Before delving into Naruto’s standing under Article III and the Copyright Act, the Ninth Circuit devoted some time to its denial of PETA’s next-friend standing. The Court first noted that PETA failed to meet the requirement to show a “significant relationship” with Naruto, and in a rather scathing footnote challenged PETA’s motivations on the monkey’s behalf, referring to Naruto as an “unwitting pawn in [PETA’s] ideological goals.” Moreover, citing Supreme Court of the United States precedent in Whitmore v. Arkansas, the Court declined to expand next-friend standing beyond what is permitted by the asserted statute. The Court noted, however, that Naruto’s lack of a next friend does not destroy his standing to sue as having a “case or controversy” under Article III.

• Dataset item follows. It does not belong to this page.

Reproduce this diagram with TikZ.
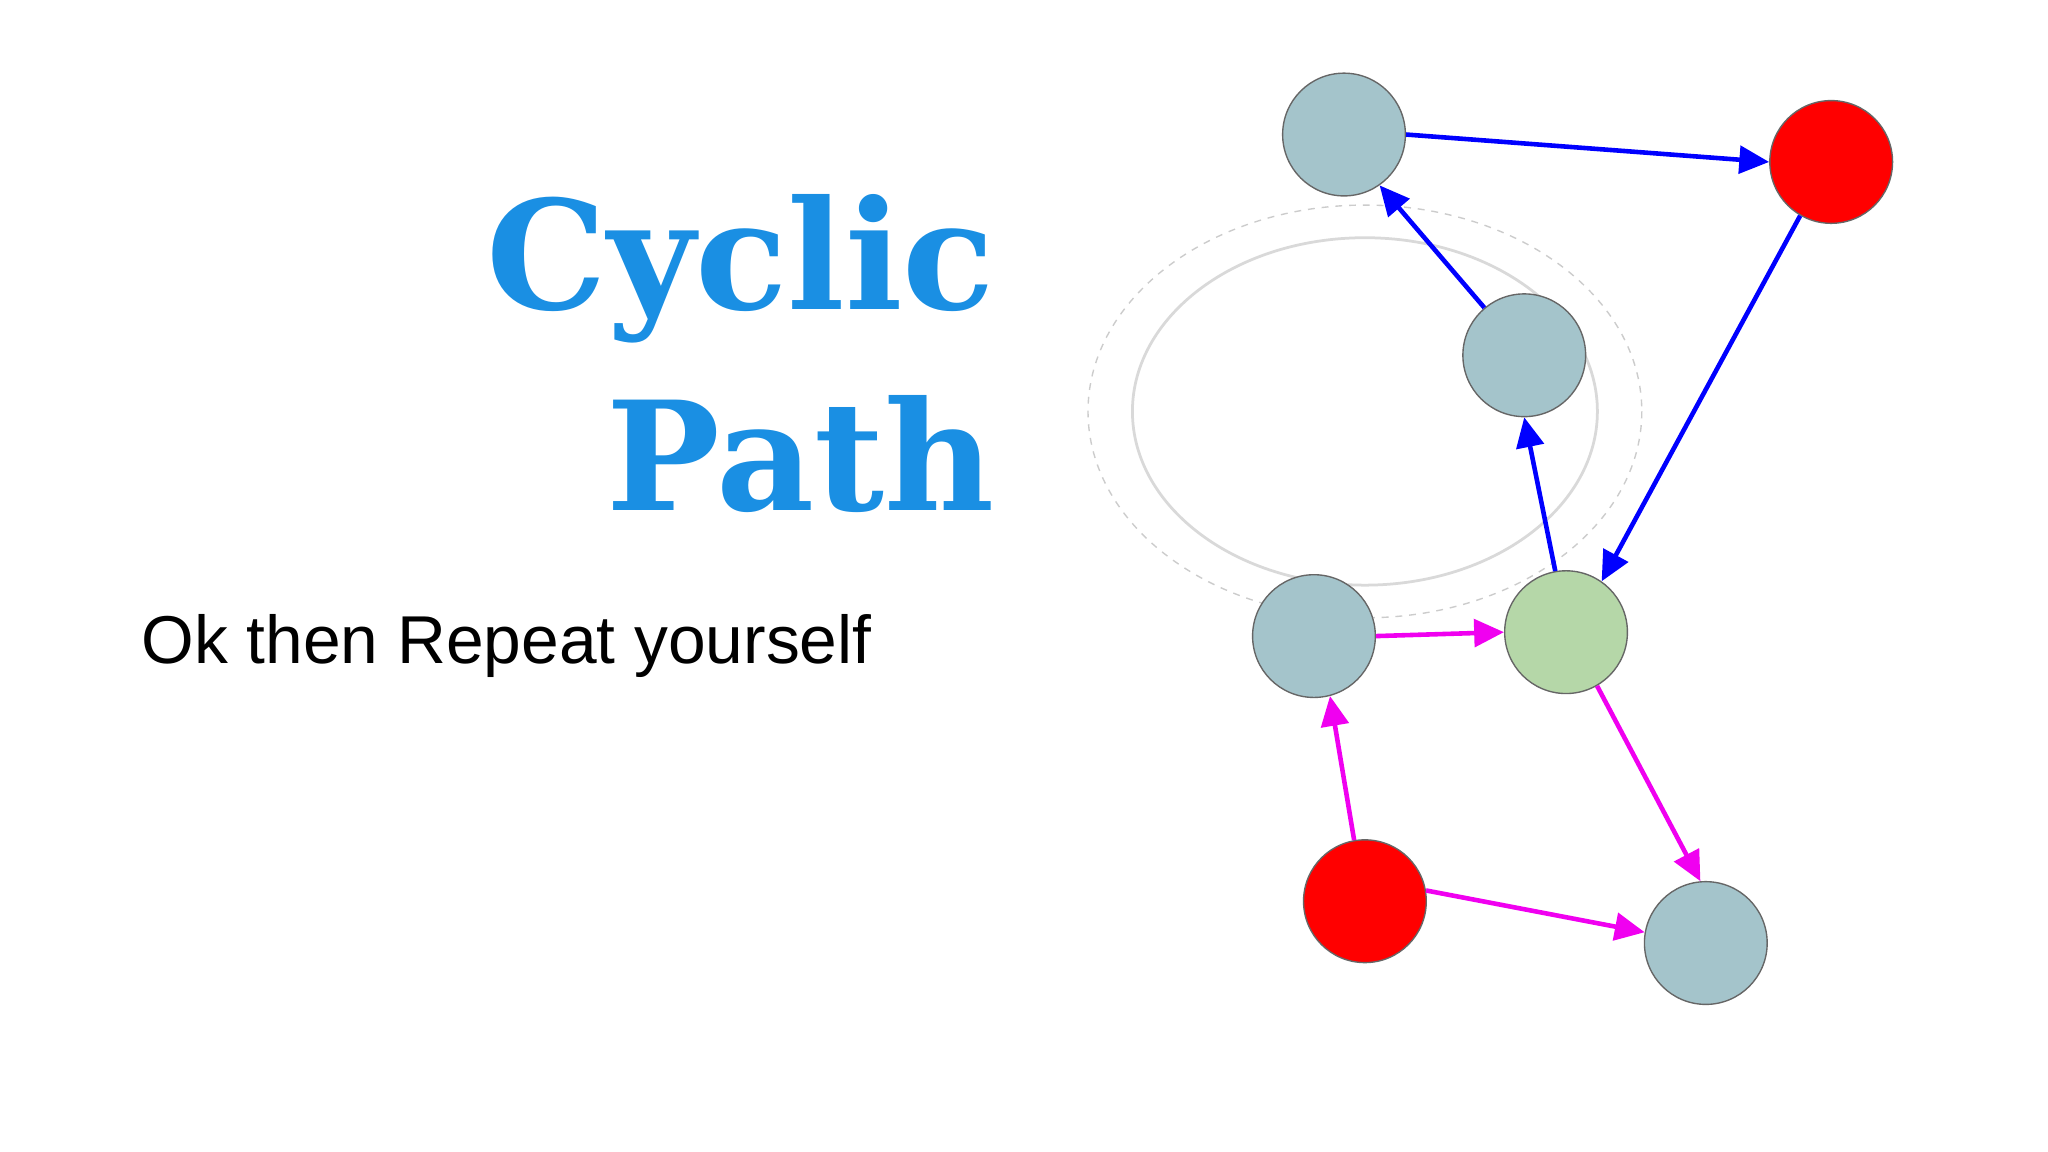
\documentclass[tikz,border=0pt]{standalone}
\usepackage{fontspec}
\setmainfont{Liberation Sans}
\newfontfamily\titlefont{DejaVu Serif}
\usetikzlibrary{arrows.meta}
\definecolor{gb}{HTML}{A4C4CB}
\definecolor{gr}{HTML}{B5D7A8}
\definecolor{tb}{HTML}{1A8FE3}
\definecolor{mg}{HTML}{F000F0}
\begin{document}
\begin{tikzpicture}[x=0.02cm,y=-0.02cm,
  vtx/.style={circle,draw=black!60,line width=0.6pt,minimum size=1.88cm,inner sep=0pt},
  bl/.style={draw=blue,line width=2pt,-{Triangle[length=13pt,width=12pt]}},
  mgl/.style={draw=mg,line width=2pt,-{Triangle[length=13pt,width=12pt]}}]
\useasboundingbox[fill=white] (0,0) rectangle (1568,882);
\draw[black!15,line width=1.2pt] (1045,315) ellipse [x radius=178,y radius=133];
\draw[black!20,dashed,line width=0.6pt] (1045,315) ellipse [x radius=212,y radius=158];
\node[vtx,fill=gb] (a) at (1029,103) {};
\node[vtx,fill=red] (b) at (1402,124) {};
\node[vtx,fill=gb] (c) at (1167,272) {};
\node[vtx,fill=gb] (d) at (1006,487) {};
\node[vtx,fill=gr] (e) at (1199,484) {};
\node[vtx,fill=red] (f) at (1045,690) {};
\node[vtx,fill=gb] (g) at (1306,722) {};
\draw[bl] (a.0) -- (b.180);
\draw[bl] (b.240) -- (e.55);
\draw[bl] (e.100) -- (c.270);
\draw[bl] (c.130) -- (a.305);
\draw[mgl] (d.0) -- (e.180);
\draw[mgl] (f.100) -- (d.285);
\draw[mgl] (f.10) -- (g.170);
\draw[mgl] (e.300) -- (g.95);
\node[anchor=base east,inner sep=0pt,text=tb,font=\titlefont\bfseries\fontsize{66}{80}\selectfont] (t1) at (762,237) {Cyclic};
\node[anchor=base east,inner sep=0pt,text=tb,font=\titlefont\bfseries\fontsize{66}{80}\selectfont] (t2) at (762,391) {Path};
\node[anchor=base west,inner sep=0pt,font=\fontsize{29.5}{34}\selectfont] (s) at (108,508) {Ok then Repeat yourself};
\end{tikzpicture}
\end{document}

Turning to Article III standing, the Ninth Circuit cited its own decision in Cetacean Community, wherein all of the world’s whales, dolphins and porpoises, through a self-appointed lawyer, alleged facts to establish a case or controversy under Article III (with the court eventually dismissing the Cetacean case on lack of statutory standing). In Naruto’s case, because the complaint alleged that Naruto was the author and owner of the Monkey Selfies and suffered “concrete and particularized economic harm” as the result of the claimed copyright infringement, the Court found that Naruto established Article III standing.  

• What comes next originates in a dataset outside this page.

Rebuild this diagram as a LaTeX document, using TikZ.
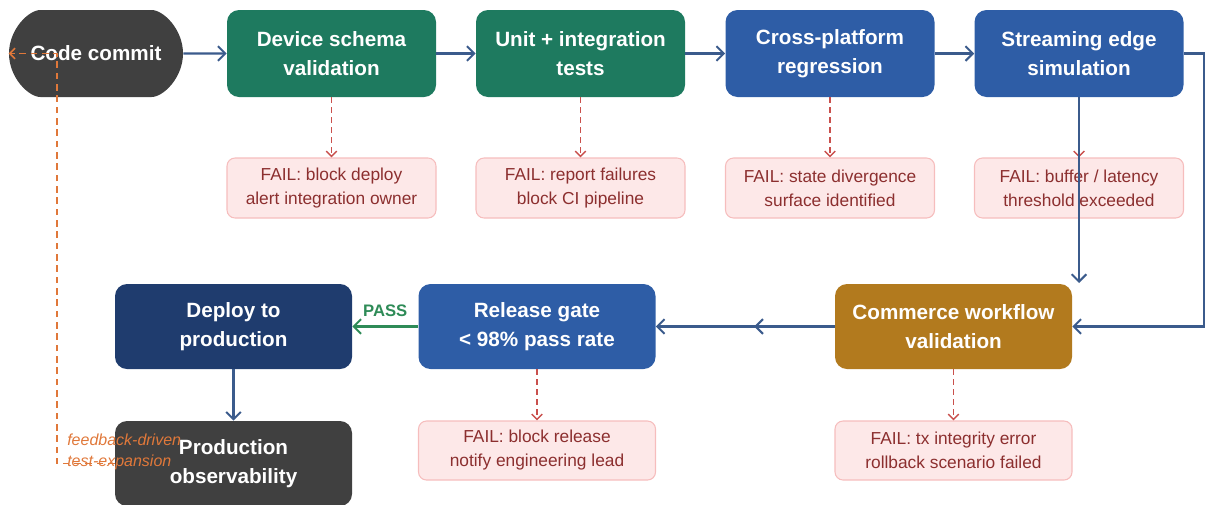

Naruto did not fare so well as to the requisite statutory standing under the Copyright Act, however. Again citing Cetacean, the Ninth Circuit explained that an Act of Congress must plainly state that animals have standing to sue under a particular statute. Since the Copyright Act does not expressly authorize animals to file copyright infringement suits, and given the statute’s “text as a whole,” which uses terms that imply humanity, marriage and heirs, the Ninth Circuit’s precedent required the Court to interpret the statute to exclude animals and thus determine that Naruto lacked the necessary statutory standing.

Affirming the district court’s dismissal of claims for copyright infringement, the Ninth Circuit also granted Slater’s request for appellate attorneys’ fees and remanded to the district court for a determination of those fees.

Judge Smith concurred in part, agreeing that the appeal should be dismissed because the federal courts lacked jurisdiction to hear the case, but disagreeing with the majority’s conclusion that next-friend standing is non-jurisdictional. He instead opined that PETA’s failure to meet the next-friend standing was the reason for the court’s lack of jurisdiction.                      

DISCLAIMER: Because of the generality of this update, the information provided herein may not be applicable in all situations and should not be acted upon without specific legal advice based on particular situations.